Using just $600 (approx. £400) worth of equipment, including a speaker, amps and a collimator, the students constructed the device to rid oxygen from around the flame, and thus snuffing the fire.

The extinguisher uses low frequencies of between 30 and 60 hertz to shoot at the flames and starve them of oxygen.

“The pressure wave is going back and forth, and that agitates where the air is. That specific space is enough to keep the fire from reigniting,” explained Tran.

A video posted to YouTube demonstrates the small portable device in use. The extinguisher is held at around half a metre from the flames, which extinguish in seconds.

“I see this device being applied to a lot of things, first off I think in the kitchen on a stove top,” said Tran.

extinguishers“But eventually I’d like to see this applied to swarm robots, where it would be attached to a drone and that would be applied to force fires or even building fires where you wouldn’t want to sacrifice human life,” he continued.

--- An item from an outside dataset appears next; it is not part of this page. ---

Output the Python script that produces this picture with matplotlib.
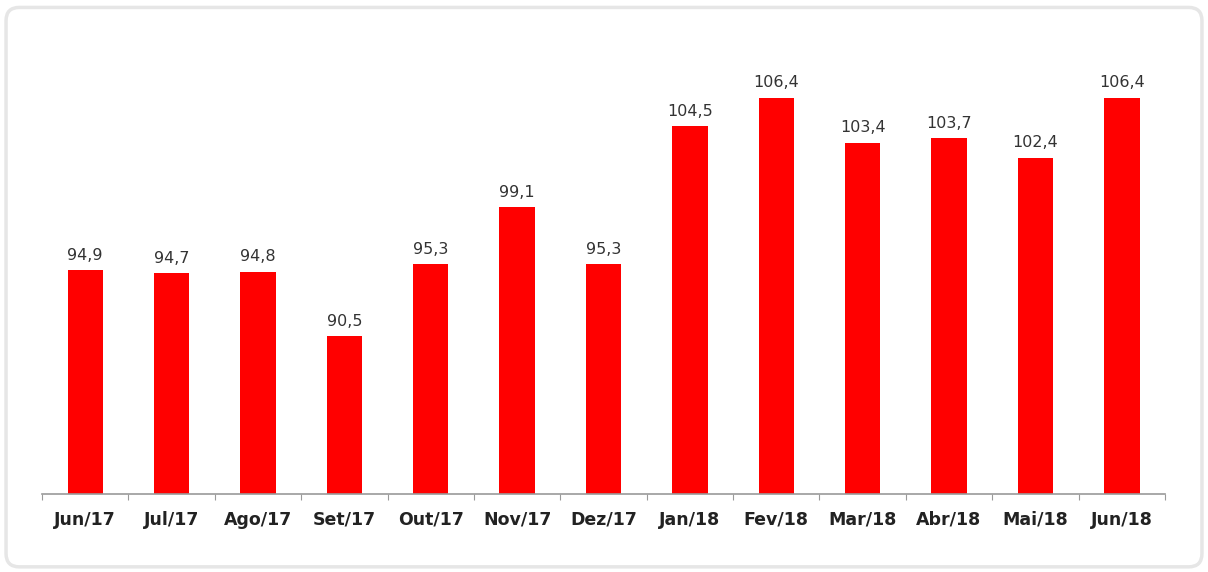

In 2012, the Defense Advanced Research Projects Agency (DARPA) conducted a similar project on the “acoustic suppression of flame” and discovered that it worked at a smaller level but could not prove if it would work at “the levels required for defense applications,” the agency said.

The two senior engineering majors told The Washington Post that they initially faced a lot of criticism about their invention, with sceptics frequently saying “You guys don’t know what you’re talking about.” They added that even members of the University academic staff did not want to be involved in the project, finally finding the guidance and supervision of Professor Brian Mark.

The duo now owns a preliminary patent application for the fire extinguisher, which will allow them another year for further testing on a range of flammable chemicals.